La mission d’évaluation de la loi sur la fin de vie écarte finalement toute légalisation d’une aide à mourir mais instaure un Observatoire des pratiques de la fin de vie pour avoir un aperçu chiffré de ces pratiques généralement peu ébruitées par le corps médical.
2012 : François Hollande s’engage
Alors que le débat sur la fin de vie n’avait pas alimenté la campagne présidentielle en 2007, le candidat socialiste en fait le 21e de ses 60 engagements pour la France. « Je proposerai que toute personne majeure en phase avancée ou terminale d’une maladie incurable, provoquant une souffrance physique ou psychique insupportable, et qui ne peut être apaisée, puisse demander, dans des conditions précises et strictes, à bénéficier d’une assistance médicalisée pour terminer sa vie dans la dignité ».
Dès juillet 2012, le nouveau président consacre son premier déplacement dans un établissement de santé au thème de la fin de vie. Il confie à l’ancien président du Comité d’éthique Didier Sicard le soin de « recueillir l’avis de la société » lors de débats publics sur la nécessité d’aller plus loin que la loi Leonetti en autorisant une forme active d’euthanasie.
2013 : Une porte s’ouvre vers la sédation terminale
Remis à François Hollande fin décembre 2012, le rapport de la mission Sicard écarte fermement l’euthanasie active et reste réservé sur l’assistance médicale au suicide. En revanche, la mission plaide pour un plus grand recours à la sédation terminale : « lorsque la personne en fin de vie demande expressément à interrompre tout traitement susceptible de prolonger sa vie, voire toute alimentation et hydratation, il serait cruel de la « laisser mourir » ou « laisser vivre » sans lui apporter la possibilité d’un geste accompli par un médecin, accélérant la survenue de la mort », écrit Didier Sicard dans son rapport.

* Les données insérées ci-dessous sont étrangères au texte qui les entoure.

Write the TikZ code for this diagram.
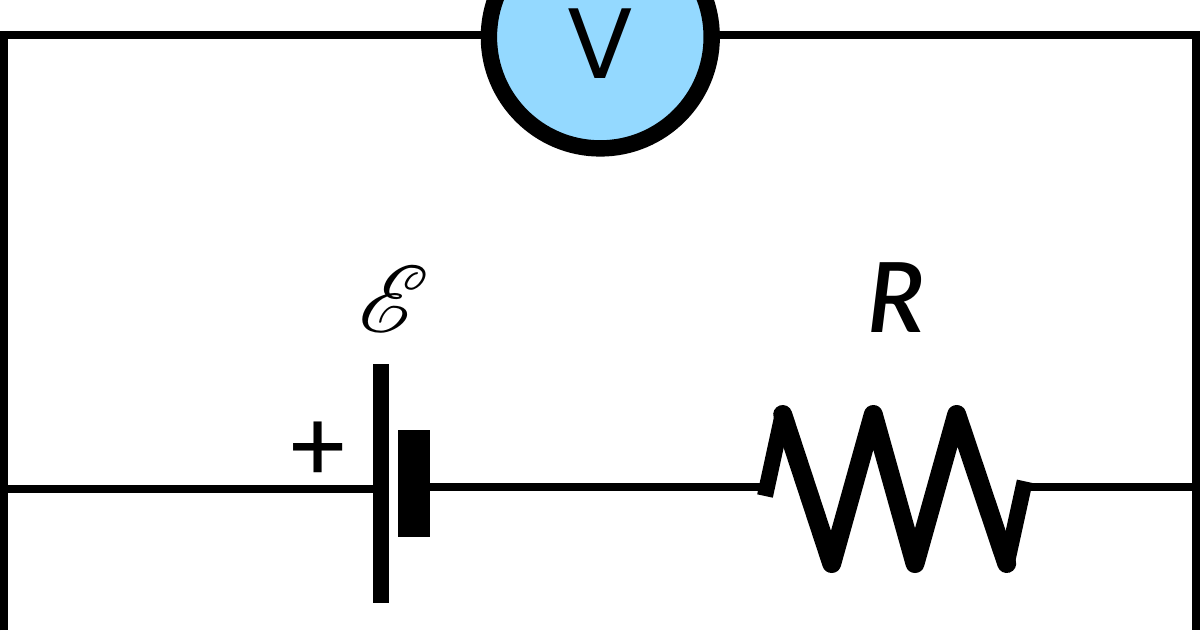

En février, pour la première fois, le Conseil de l’Ordre des médecins se montre favorable à cette assistance médicalisée en fin de vie à condition qu’elle « relève d’un collège médical et non d’un médecin qui agirait seul ». L’Ordre publie également un sondage éclairant l’ampleur du cas de conscience que poserait une participation médicale active à la fin de vie. 94% des médecins interrogés souhaitent pouvoir invoquer une clause de conscience s’ils devaient être partie prenante dans un suicide assisté.
Dans l’avis rendu public ce matin, le Comité d’éthique préfère la notion de sédation continue jusqu’à la mort plutôt que sédation terminale pour ne pas laisser penser que cette injection de sédatif a pour but de hâter la survenue du décès. Mais à cette nuance sémantique près, les membres du Comité d’éthique rejoignent la position de Didier Sicard, leur ancien président. Ils plaident également pour que les directives anticipées instaurées par la loi Léonetti deviennent opposables pour mieux faire entendre et respecter jusqu’au bout la volonté des patients. Enfin, ils appellent de leurs vœux la tenue d’Etats généraux ou de débats citoyens qui permettent aux Français de donner leur avis sur ces sujets qui les concernent autant que les experts, médecins, juristes et parlementaires qui en débattent depuis si longtemps.
François Hollande a annoncé qu'il souhaitait que ces débats publics aient lieu à l'automne et qu'un projet de loi serait présenté au Parlement « sans doute à la fin de l'année » pour tenir la promesse de campagne du candidat Hollande et « aller plus loin » que la Loi Léonetti.